Note, after you set the permissions, it might tell you that you still don't have access to that folder. Just close out of 7-zip and open it back up. It should let you in that folder as well as its subfolders.
- Once you have access to that folder, go ahead and delete the DFSR folder that resides underneath it. You will want to do this on all servers that has the DFSR role installed and is a member to any replication groups. You can use the command line command "rmdir", but it fails to delete files/folders that are longer than 256 characters. This is why the 7-zip file manager is a better option to delete the DFSR folder under System Volume Information. However, there are instances where 7-zip is unable to delete a file or folder. If you run in that scenario, use the rmdir command in an elevated command prompt. Essentially, a combination of these two will eventually clear out everything you need to clear out.
- Turn DFSR services back on. This will begin the process of recreating the DFSR hash and virtual tree that you had just deleted.
- Recreate the replication group that you want.
- On the replication groups that you did not delete, you may get the warning: "The DFS Replication service initialized the replicated folder at local path <path> and is waiting to perform initial replication. The replicated folder will remain in this state until it has received replicated data, directly or indirectly, from the designated primary member."
- If you do, what you need to do is run the command line to set one of the DFSR servers as the primary server for that replication group, and then once set - this is important - you will have to go in the DFS Management GUI, click on the replication group with the associated warning, select the connections tab, and then right click the the sending member that you just made as primary and choose "Replicate now..." This will initialize the replication and you will have to do this just that once for it to replicate here on out. You will need to do choose the "Replicate now..." option for each receiving member that the sending member/primary member server is attached to in that replication group.
- Wait about 5-10 minutes and run the dfsrdiag backlog command on each replicationgroup and see if a backlog for replication/sync gets created. Run this command each 5 to 10 minutes to see if the backlog file count value decreases. If it does, it's syncing/replicating.
The above instructions didn't solve the issue on our servers however, after a bit more research (Googling) I found the following post which did work:
Open a command prompt on both Member servers
Type in to each server:
NET STOP DFSR
This will stop the replication service from trying to replicate.
Next, go into Explorer on both servers and show hidden files.
Go into the Disks that contain the Replicated folders (i.e.

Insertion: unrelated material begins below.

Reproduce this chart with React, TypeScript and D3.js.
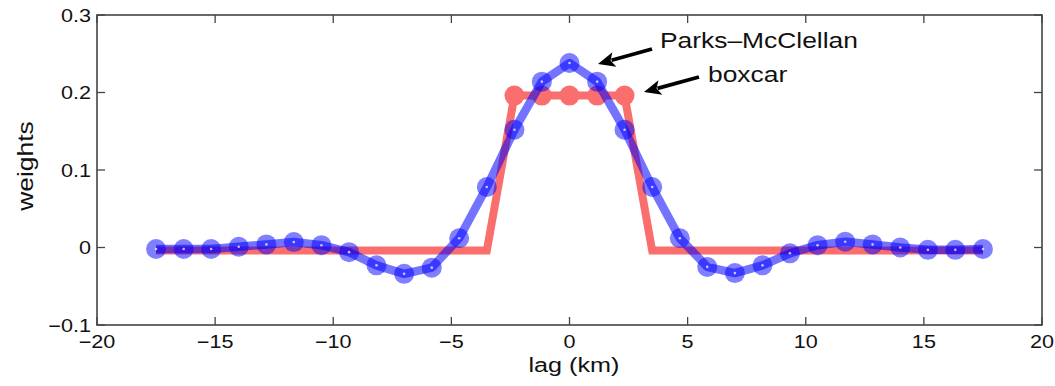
import React from "react";
import * as d3 from "d3";

const lags = [-17.5, -16.33, -15.17, -14, -12.83, -11.67, -10.5, -9.33, -8.17, -7, -5.83, -4.67, -3.5, -2.33, -1.17, 0, 1.17, 2.33, 3.5, 4.67, 5.83, 7, 8.17, 9.33, 10.5, 11.67, 12.83, 14, 15.17, 16.33, 17.5];
const parksMcClellan = [-0.002, -0.002, -0.002, 0.001, 0.004, 0.007, 0.003, -0.006, -0.023, -0.034, -0.026, 0.012, 0.078, 0.152, 0.214, 0.238, 0.214, 0.152, 0.078, 0.012, -0.025, -0.033, -0.023, -0.0075, 0.003, 0.0075, 0.004, 0, -0.003, -0.003, -0.002];
const boxcar = [-0.004, -0.004, -0.004, -0.004, -0.004, -0.004, -0.004, -0.004, -0.004, -0.004, -0.004, -0.004, -0.004, 0.196, 0.196, 0.196, 0.196, 0.196, -0.004, -0.004, -0.004, -0.004, -0.004, -0.004, -0.004, -0.004, -0.004, -0.004, -0.004, -0.004, -0.004];
const xTicks = [-20, -15, -10, -5, 0, 5, 10, 15, 20];
const yTicks = [-0.1, 0, 0.1, 0.2, 0.3];

const W = 1055;
const H = 386;
const L = 97, R = 1042, T = 15, B = 325;
const font = "'Liberation Sans', Arial, Helvetica, sans-serif";
const axisColor = "#444";
const SX = 1.2;

function fmt(v: number) {
  const s = String(Math.round(v * 10) / 10);
  return s.replace("-", "\u2212");
}

function WideText(props: { x: number; y: number; size: number; anchor?: "start" | "middle" | "end"; children: React.ReactNode; rotate?: boolean }) {
  const { x, y, size, anchor = "start", children, rotate } = props;
  const tr = rotate ? `translate(${x},${y}) rotate(-90) scale(${SX},1)` : `translate(${x},${y}) scale(${SX},1)`;
  return (
    <text transform={tr} fontSize={size} textAnchor={anchor} fill="#111">{children}</text>
  );
}

export default function App() {
  const x = d3.scaleLinear().domain([-20, 20]).range([L, R]);
  const y = d3.scaleLinear().domain([-0.1, 0.3]).range([B, T]);
  const line = d3.line<number>().x((_, i) => x(lags[i])).y((d) => y(d));
  const tickLen = 8;

  const arrow = (x1: number, y1: number, x2: number, y2: number) => {
    const ang = Math.atan2(y2 - y1, x2 - x1);
    const hl = 17, hw = 7.5;
    const c = Math.cos(ang), s = Math.sin(ang);
    const bx = x2 - hl * c, by = y2 - hl * s;
    const px = -s, py = c;
    return (
      <g>
        <line x1={x1} y1={y1} x2={bx + 3 * c} y2={by + 3 * s} stroke="#000" strokeWidth={3.8} />
        <polygon points={`${x2},${y2} ${bx + hw * px},${by + hw * py} ${bx + 4 * c},${by + 4 * s} ${bx - hw * px},${by - hw * py}`} fill="#000" />
      </g>
    );
  };

  return (
    <svg width={W} height={H} style={{ position: "absolute", left: 0, top: 0, background: "#fff" }} fontFamily={font}>
      <rect x={0} y={0} width={W} height={H} fill="#fff" />
      {/* boxcar */}
      <path d={line(boxcar) || ""} fill="none" stroke="#fa6e6e" strokeWidth={8} strokeLinejoin="miter" />
      {boxcar.map((v, i) => v > 0.1 ? <circle key={"r" + i} cx={x(lags[i])} cy={y(v)} r={10} fill="#fa6e6e" /> : null)}
      {/* Parks-McClellan */}
      <path d={line(parksMcClellan) || ""} fill="none" stroke="#0000ff" strokeOpacity={0.55} strokeWidth={8.5} strokeLinejoin="round" />
      {parksMcClellan.map((v, i) => (
        <circle key={"b" + i} cx={x(lags[i])} cy={y(v)} r={10} fill="#0000ff" fillOpacity={0.5} />
      ))}
      {parksMcClellan.map((v, i) => (
        <circle key={"bd" + i} cx={x(lags[i])} cy={y(v)} r={1.3} fill="#fff" fillOpacity={0.7} />
      ))}
      {/* axes box */}
      <rect x={L} y={T} width={R - L} height={B - T} fill="none" stroke={axisColor} strokeWidth={1.6} />
      {xTicks.map((t) => (
        <g key={"xt" + t}>
          <line x1={x(t)} x2={x(t)} y1={B} y2={B - tickLen} stroke={axisColor} strokeWidth={1.3} />
          <line x1={x(t)} x2={x(t)} y1={T} y2={T + tickLen} stroke={axisColor} strokeWidth={1.3} />
          <WideText x={x(t)} y={348} size={18} anchor="middle">{fmt(t)}</WideText>
        </g>
      ))}
      {yTicks.map((t) => (
        <g key={"yt" + t}>
          <line x1={L} x2={L + tickLen} y1={y(t)} y2={y(t)} stroke={axisColor} strokeWidth={1.3} />
          <line x1={R} x2={R - tickLen} y1={y(t)} y2={y(t)} stroke={axisColor} strokeWidth={1.3} />
          <WideText x={91} y={y(t) + 6.5} size={18} anchor="end">{fmt(t)}</WideText>
        </g>
      ))}
      <WideText x={574} y={372} size={21} anchor="middle">lag (km)</WideText>
      <WideText x={33} y={166} size={22} anchor="middle" rotate>weights</WideText>
      {/* annotations */}
      <WideText x={660} y={48} size={22}>Parks–McClellan</WideText>
      <WideText x={708} y={82} size={22}>boxcar</WideText>
      {arrow(652, 49, 598, 64)}
      {arrow(699, 77, 644, 92)}
    </svg>
  );
}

W:\ Drive)
Right click on “System Volume Information” and select “Properties” from the context menu.
Go to the “Security” tab and click “Edit…”
We need to give ourselves access to this folder so click on “Add…”
Type in your administrative user name or simply use “Domain Admins” if you choose.
Tick the “Full Control” -> “Allow” check box and click “OK”
Click “OK” again to return to Explorer.
Next, we need to return to our CMD window and type the following:
rmdir "W:\System Volume Information\DFSR" /s
This will remove the DFS Replication database information for this drive. Doing this will force DFS to re-generate a new set.
Note: If this command reports any errors about filenames being too long, you may need to delete files manually using a filemanager that is able to delete file paths longer than 255 chars. I used 7-Zip’s File Manager which is handy for doing this. In 7-Zip, browse to where the folder is stored and hold SHIFT whilst clicking Delete. That folder should now delete ok.
Once these folders have been removed from both Member servers, we can go ahead and start the DFSR services again. In our CMD prompt, type:
NET START DFSR
Hopefully this post can help you solve your DFS sync issues!